Y esa otra manera consistía, por ejemplo, en leer y comentar los informes de sus alumnos sobre las costumbres de sus pueblos. También sobre lecturas de cuento y poemas efectuados en clase. Luego el profesor Arguedas ordenó el frondoso material, añadió valiosas explicaciones y lo entregó a la imprenta. Aquella publicación ha cumplido setenta años, y significó el punto de partida para un trabajo posterior titulado Mitos, leyendas y cuento peruanos (Lima, 1947), elaborado con el escritor y maestro Francisco Izquierdo Ríos. El libro fue realizado por iniciativa de Arguedas, cuando ocupaba la Dirección de la Sección de Folklore y Artes Populares del Ministerio de Educación. Sobre este volumen hace unos años llegó a Lima de Madrid una bellísima edición (Siruela, 2009). Años después, el Grupo Editorial Santillana publicó, en nuestro medio una modesta edición del libro en Punto de Lectura (2013), que reproduce el amplio prólogo de Arguedas e incluye una nota de Sybila Arredondo de Arguedas, quien enfatiza el carácter folclórico del relato popular, cuyo propósito fundamental es, en palabras del escritor:
recrear el espíritu de sus oyentes, para ilustrarlos, para exaltar lo bueno y lo bello, para afirmar las reglas o valores morales que rigen la conducta de sus grupos sociales, para infundir temor a los castigos que sufren quienes infringen esas reglas, para explicar el origen de las cosas. (p. 13)
En el prólogo de Mitos, leyendas y cuento peruanos de Izquierdo Ríos (1947), titulado “Algunas consideraciones acerca del contenido y finalidad de este libro”, el autor hace un recuento histórico de la resistencia cultural desde la llegada de los españoles y cómo la tradición aborigen se protegió, a veces gracias al desplazamiento geográfico —sobre todo de los pueblos amazónicos— y la mayor parte de las veces gracias al proceso de fusión con la cultura invasora, en el que nuestra cultura nativa supo mantener una importante dosis de presencia. Otro aspecto en que incide Arguedas, cuando toca la literatura popular —y lo hace con contrariedad— es la proliferación de cierta literatura folklórica manipulada ex post por un autor.
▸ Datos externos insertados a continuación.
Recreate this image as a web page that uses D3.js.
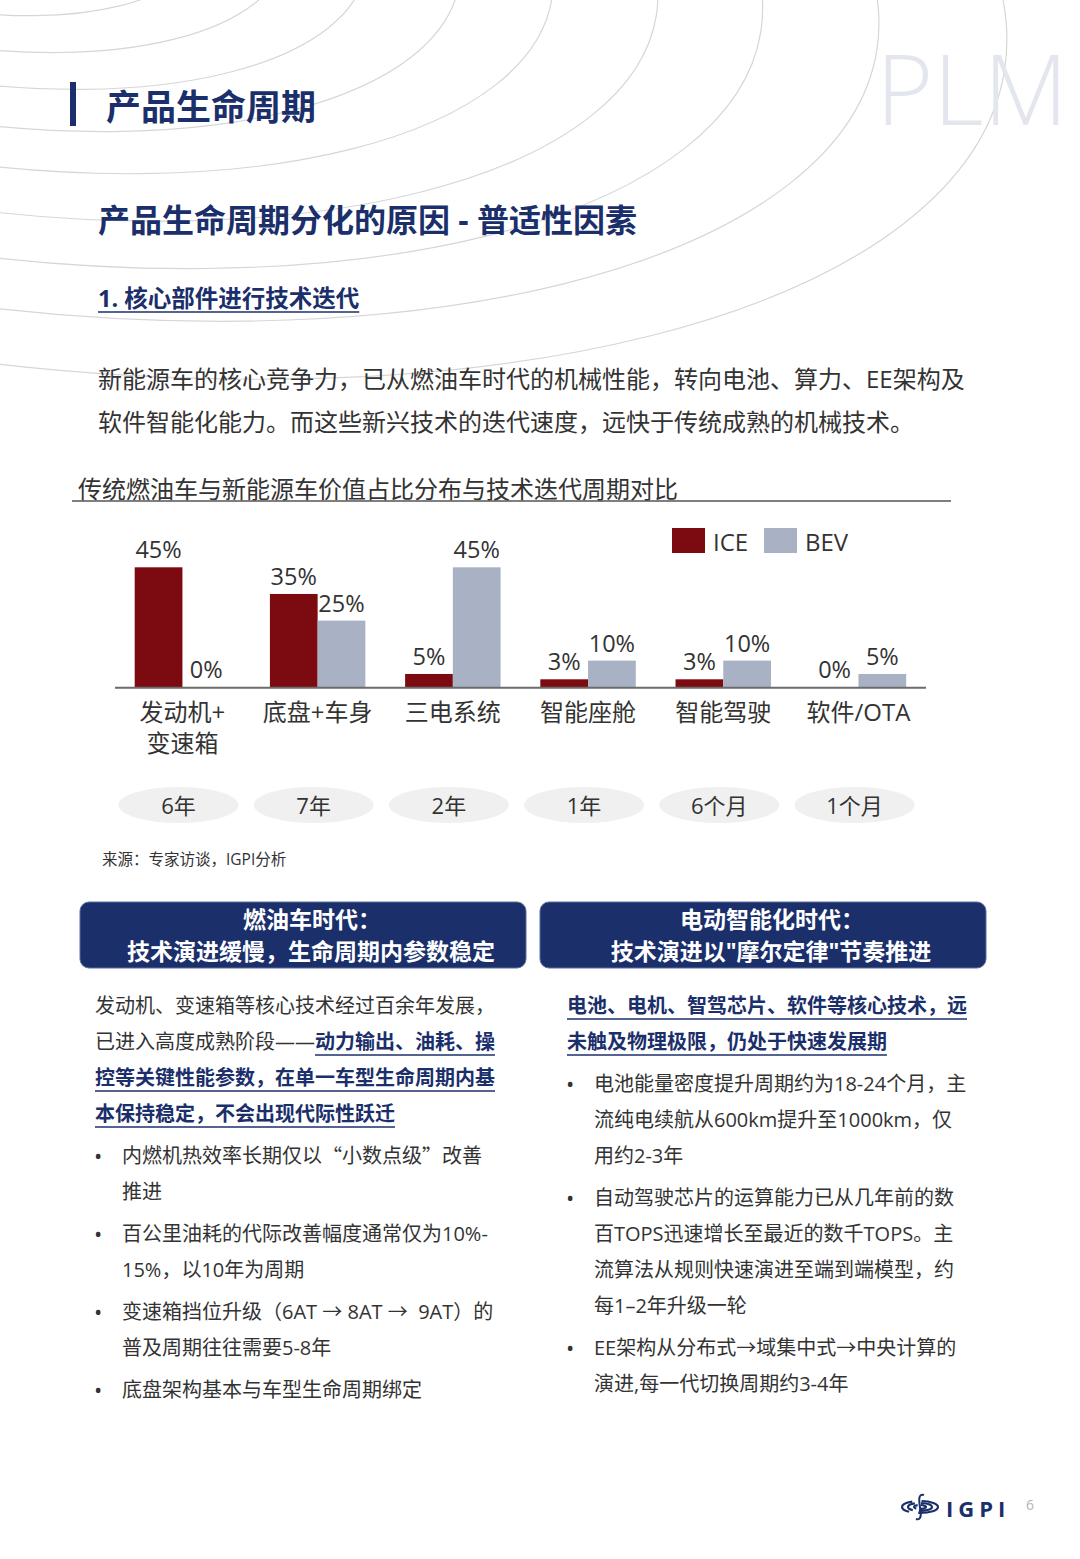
<!DOCTYPE html>
<html>
<head>
<meta charset="utf-8">
<script src="https://cdn.jsdelivr.net/npm/d3@7"></script>
<style>
  body { margin: 0; background: #fff; }
  svg { display: block; font-family: "Open Sans", "Noto Sans CJK SC", sans-serif; }
  text { white-space: pre; }
</style>
</head>
<body>
<svg id="page" width="1080" height="1559"></svg>
<script>
// ---- chart data ----
const categories = ["发动机+\n变速箱", "底盘+车身", "三电系统", "智能座舱", "智能驾驶", "软件/OTA"];
const series = ["ICE", "BEV"];
const iceValues = [45, 35, 5, 3, 3, 0];
const bevValues = [0, 25, 45, 10, 10, 5];
const cycles = ["6年", "7年", "2年", "1年", "6个月", "1个月"];

// ---- page text ----
const leftLines = [
    [["发动机、变速箱等核心技术经过百余年发展，", 0]],
    [["已进入高度成熟阶段——", 0], ["动力输出、油耗、操", 1]],
    [["控等关键性能参数，在单一车型生命周期内基", 1]],
    [["本保持稳定，不会出现代际性跃迁", 1]]
];
const leftBullets = [
    ["内燃机热效率长期仅以“小数点级”改善", "推进"],
    ["百公里油耗的代际改善幅度通常仅为10%-", "15%，以10年为周期"],
    ["变速箱挡位升级（6AT → 8AT →  9AT）的", "普及周期往往需要5-8年"],
    ["底盘架构基本与车型生命周期绑定"]
];
const rightLines = [
    [["电池、电机、智驾芯片、软件等核心技术，远", 1]],
    [["未触及物理极限，仍处于快速发展期", 1]]
];
const rightBullets = [
    ["电池能量密度提升周期约为18-24个月，主", "流纯电续航从600km提升至1000km，仅", "用约2-3年"],
    ["自动驾驶芯片的运算能力已从几年前的数", "百TOPS迅速增长至最近的数千TOPS。主", "流算法从规则快速演进至端到端模型，约", "每1–2年升级一轮"],
    ["EE架构从分布式→域集中式→中央计算的", "演进,每一代切换周期约3-4年"]
];

const navy = "#1b2f6b";
const ink = "#333";
const cjk = "'Noto Sans CJK SC', sans-serif";
const svg = d3.select("#page");

// background arcs
const arcRadii = [70, 105, 140, 175, 215, 255, 300, 345, 395, 450];
const deco = svg.append("g").attr("transform", "translate(-40,-95) rotate(9)");
deco.selectAll("ellipse")
    .data(arcRadii)
    .join("ellipse")
    .attr("cx", 0).attr("cy", 0)
    .attr("rx", d => d * 2.35).attr("ry", d => d)
    .attr("fill", "none")
    .attr("stroke", "#d6d6d6")
    .attr("stroke-width", 1.2);

// PLM watermark
svg.append("text").attr("x", 876).attr("y", 125)
    .attr("font-size", 98).attr("font-weight", 300)
    .attr("fill", "#e3e6ee").text("PLM");

// header
svg.append("rect").attr("x", 70).attr("y", 82).attr("width", 6).attr("height", 44).attr("fill", navy);
svg.append("text").attr("x", 106).attr("y", 106).attr("dominant-baseline", "central")
    .attr("font-size", 35).attr("font-weight", 700).attr("fill", navy).text("产品生命周期");
svg.append("text").attr("x", 98).attr("y", 219).attr("dominant-baseline", "central")
    .attr("font-size", 32).attr("font-weight", 700).attr("fill", navy).text("产品生命周期分化的原因 - 普适性因素");
const sec = svg.append("text").attr("x", 98).attr("y", 298).attr("dominant-baseline", "central")
    .attr("font-size", 23.5).attr("font-weight", 700).attr("fill", navy).text("1. 核心部件进行技术迭代");
svg.append("line").attr("x1", 98).attr("x2", 98 + sec.node().getComputedTextLength())
    .attr("y1", 312).attr("y2", 312).attr("stroke", navy).attr("stroke-width", 1.5);

svg.append("text").attr("x", 98).attr("y", 378).attr("dominant-baseline", "central")
    .attr("font-size", 24).attr("fill", ink).text("新能源车的核心竞争力，已从燃油车时代的机械性能，转向电池、算力、EE架构及");
svg.append("text").attr("x", 98).attr("y", 421).attr("dominant-baseline", "central")
    .attr("font-size", 24).attr("fill", ink).text("软件智能化能力。而这些新兴技术的迭代速度，远快于传统成熟的机械技术。");

// chart title
svg.append("text").attr("x", 78).attr("y", 488).attr("dominant-baseline", "central")
    .attr("font-size", 24).attr("fill", ink).text("传统燃油车与新能源车价值占比分布与技术迭代周期对比");
svg.append("line").attr("x1", 72).attr("x2", 951).attr("y1", 501).attr("y2", 501)
    .attr("stroke", "#555").attr("stroke-width", 1.5);

// ---- bar chart ----
const colors = d3.scaleOrdinal().domain(series).range(["#7b0b10", "#a9b1c4"]);
const x0 = d3.scaleBand().domain(categories).range([134.7, 906.2]).paddingInner(0.294);
const x1 = d3.scaleBand().domain(series).range([0, x0.bandwidth()]);
const y = d3.scaleLinear().domain([0, 45]).range([687.3, 567.3]);

const rows = categories.map((c, i) => ({cat: c, vals: [
    {key: "ICE", v: iceValues[i]}, {key: "BEV", v: bevValues[i]}]}));

const chart = svg.append("g");
const groups = chart.selectAll("g.grp").data(rows).join("g")
    .attr("class", "grp")
    .attr("transform", d => `translate(${x0(d.cat)},0)`);
groups.selectAll("rect").data(d => d.vals).join("rect")
    .attr("x", d => x1(d.key))
    .attr("y", d => y(d.v))
    .attr("width", x1.bandwidth())
    .attr("height", d => y(0) - y(d.v))
    .attr("fill", d => colors(d.key));
groups.selectAll("text.val").data(d => d.vals).join("text")
    .attr("class", "val")
    .attr("x", d => x1(d.key) + x1.bandwidth() / 2)
    .attr("y", d => y(d.v) - 9)
    .attr("text-anchor", "middle")
    .attr("font-size", 23.5).attr("fill", ink)
    .text(d => d.v + "%");

// baseline axis
const axis = d3.axisBottom(x0).tickSize(0).tickFormat("");
chart.append("g").attr("transform", `translate(0,${y(0)})`).call(axis)
    .call(g => g.select(".domain").remove());
chart.append("line").attr("x1", 115).attr("x2", 926).attr("y1", y(0) + 0.5).attr("y2", y(0) + 0.5)
    .attr("stroke", "#6b6b6b").attr("stroke-width", 2);

// category labels
chart.selectAll("text.cat").data(categories).join("text")
    .attr("class", "cat")
    .attr("text-anchor", "middle")
    .attr("font-size", 24).attr("fill", ink)
    .each(function(d) {
        const lines = d.split("\n");
        d3.select(this).selectAll("tspan").data(lines).join("tspan")
            .attr("x", x0(d) + x0.bandwidth() / 2)
            .attr("y", (l, i) => 721 + i * 31)
            .text(l => l);
    });

// legend
const legend = chart.append("g");
const legX = {ICE: 672, BEV: 764};
series.forEach(s => {
    legend.append("rect").attr("x", legX[s]).attr("y", 528).attr("width", 33).attr("height", 25).attr("fill", colors(s));
    legend.append("text").attr("x", legX[s] + 41).attr("y", 541).attr("dominant-baseline", "central")
        .attr("font-size", 24).attr("fill", ink).text(s);
});

// cycle pills
const pills = chart.selectAll("g.pill").data(categories).join("g")
    .attr("class", "pill")
    .attr("transform", (d, i) => `translate(${x0(d) + x0.bandwidth() / 2 - 4},805)`);
pills.append("ellipse").attr("rx", 60).attr("ry", 18).attr("fill", "#f0f0f0");
pills.append("text").attr("text-anchor", "middle").attr("dominant-baseline", "central")
    .attr("font-size", 22).attr("fill", ink)
    .text((d, i) => cycles[i]);

svg.append("text").attr("x", 102).attr("y", 859).attr("dominant-baseline", "central")
    .attr("font-size", 15.5).attr("fill", ink).text("来源：专家访谈，IGPI分析");

// ---- two era boxes ----
const boxes = [
    {x: 80, t1: "燃油车时代：", t2: "技术演进缓慢，生命周期内参数稳定"},
    {x: 540, t1: "电动智能化时代：", t2: "技术演进以\"摩尔定律\"节奏推进"}
];
boxes.forEach(b => {
    svg.append("rect").attr("x", b.x).attr("y", 902).attr("width", 446).attr("height", 66)
        .attr("rx", 9).attr("fill", navy).attr("stroke", "#5d6f9c").attr("stroke-width", 1);
    svg.append("text").attr("x", b.x + 232).attr("y", 919).attr("text-anchor", "middle")
        .attr("dominant-baseline", "central").attr("font-size", 23).attr("font-weight", 700)
        .attr("fill", "#fff").text(b.t1);
    svg.append("text").attr("x", b.x + 231).attr("y", 951).attr("text-anchor", "middle")
        .attr("dominant-baseline", "central").attr("font-size", 23).attr("font-weight", 700)
        .attr("fill", "#fff").text(b.t2);
});

function richLine(x, yc, segs) {
    let cx = x;
    segs.forEach(([txt, bold]) => {
        const t = svg.append("text").attr("x", cx).attr("y", yc).attr("dominant-baseline", "central")
            .attr("font-size", 20).attr("font-weight", bold ? 700 : 400)
            .attr("fill", bold ? navy : ink).text(txt);
        const w = t.node().getComputedTextLength();
        if (bold) {
            svg.append("line").attr("x1", cx).attr("x2", cx + w).attr("y1", yc + 14).attr("y2", yc + 14)
                .attr("stroke", navy).attr("stroke-width", 1.5);
        }
        cx += w;
    });
}
// body line: curly quotes drawn with the CJK font so they take full width
function bodyText(x, yc, str) {
    const t = svg.append("text").attr("x", x).attr("y", yc).attr("dominant-baseline", "central")
        .attr("font-size", 20).attr("fill", ink);
    str.split(/([“”])/).filter(s => s.length).forEach(part => {
        const sp = t.append("tspan").text(part);
        if (part === "“" || part === "”") sp.style("font-family", cjk);
    });
}
function bullets(bx, tx, startY, items) {
    let yc = startY;
    items.forEach(item => {
        svg.append("text").attr("x", bx).attr("y", yc).attr("dominant-baseline", "central")
            .attr("font-size", 22).attr("fill", ink).text("•");
        item.forEach((l, i) => bodyText(tx, yc + i * 36, l));
        yc += item.length * 36 + 6;
    });
}

leftLines.forEach((segs, i) => richLine(95, 1005 + i * 36, segs));
bullets(94, 122, 1155, leftBullets);
rightLines.forEach((segs, i) => richLine(567, 1005 + i * 36, segs));
bullets(566, 594, 1083, rightBullets);

// ---- footer logo ----
const logo = svg.append("g").attr("transform", "translate(920,1507)");
[[18, 6], [12, 4], [6, 2]].forEach(([rx, ry]) => {
    logo.append("ellipse").attr("rx", rx).attr("ry", ry).attr("fill", "none")
        .attr("stroke", navy).attr("stroke-width", 2.2).attr("stroke-dasharray", `${rx * 1.2},${rx * 0.5}`);
});
logo.append("path").attr("d", "M4,-12 C-2,-14 -1,-6 0,0 C1,6 2,14 -4,12")
    .attr("fill", "none").attr("stroke", navy).attr("stroke-width", 2);
svg.append("text").attr("x", 946).attr("y", 1508).attr("dominant-baseline", "central")
    .attr("font-size", 22).attr("font-weight", 700).attr("letter-spacing", 5)
    .attr("fill", navy).text("IGPI");
svg.append("text").attr("x", 1026).attr("y", 1504).attr("dominant-baseline", "central")
    .attr("font-size", 14).attr("fill", "#b5b5b5").text("6");
</script>
</body>
</html>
De este modo se destruye el valor artístico de origen y la esencia antropológica; es decir, el dato científico. Con el propósito de rescatar material en su mayor integridad autóctona, Arguedas realiza una gran convocatoria a los maestros de aula de todo el país a fin de que envíen, en su versión más fiel, los relatos tradicionales de sus pueblos. Con este ingente material, depurado y distribuido en las tres clásicas regiones de nuestro territorio: costa, sierra y selva. Ciento veinte relatos conforman el volumen, con textos escritos por profesores y alumnos, que provienen de alejados rincones del Perú y que cumplen, de este modo, un ardiente sueño de Arguedas por transmitir la sabiduría ancestral y estrechar los vínculos entre hermanos para lograr una educación equitativa y liberadora.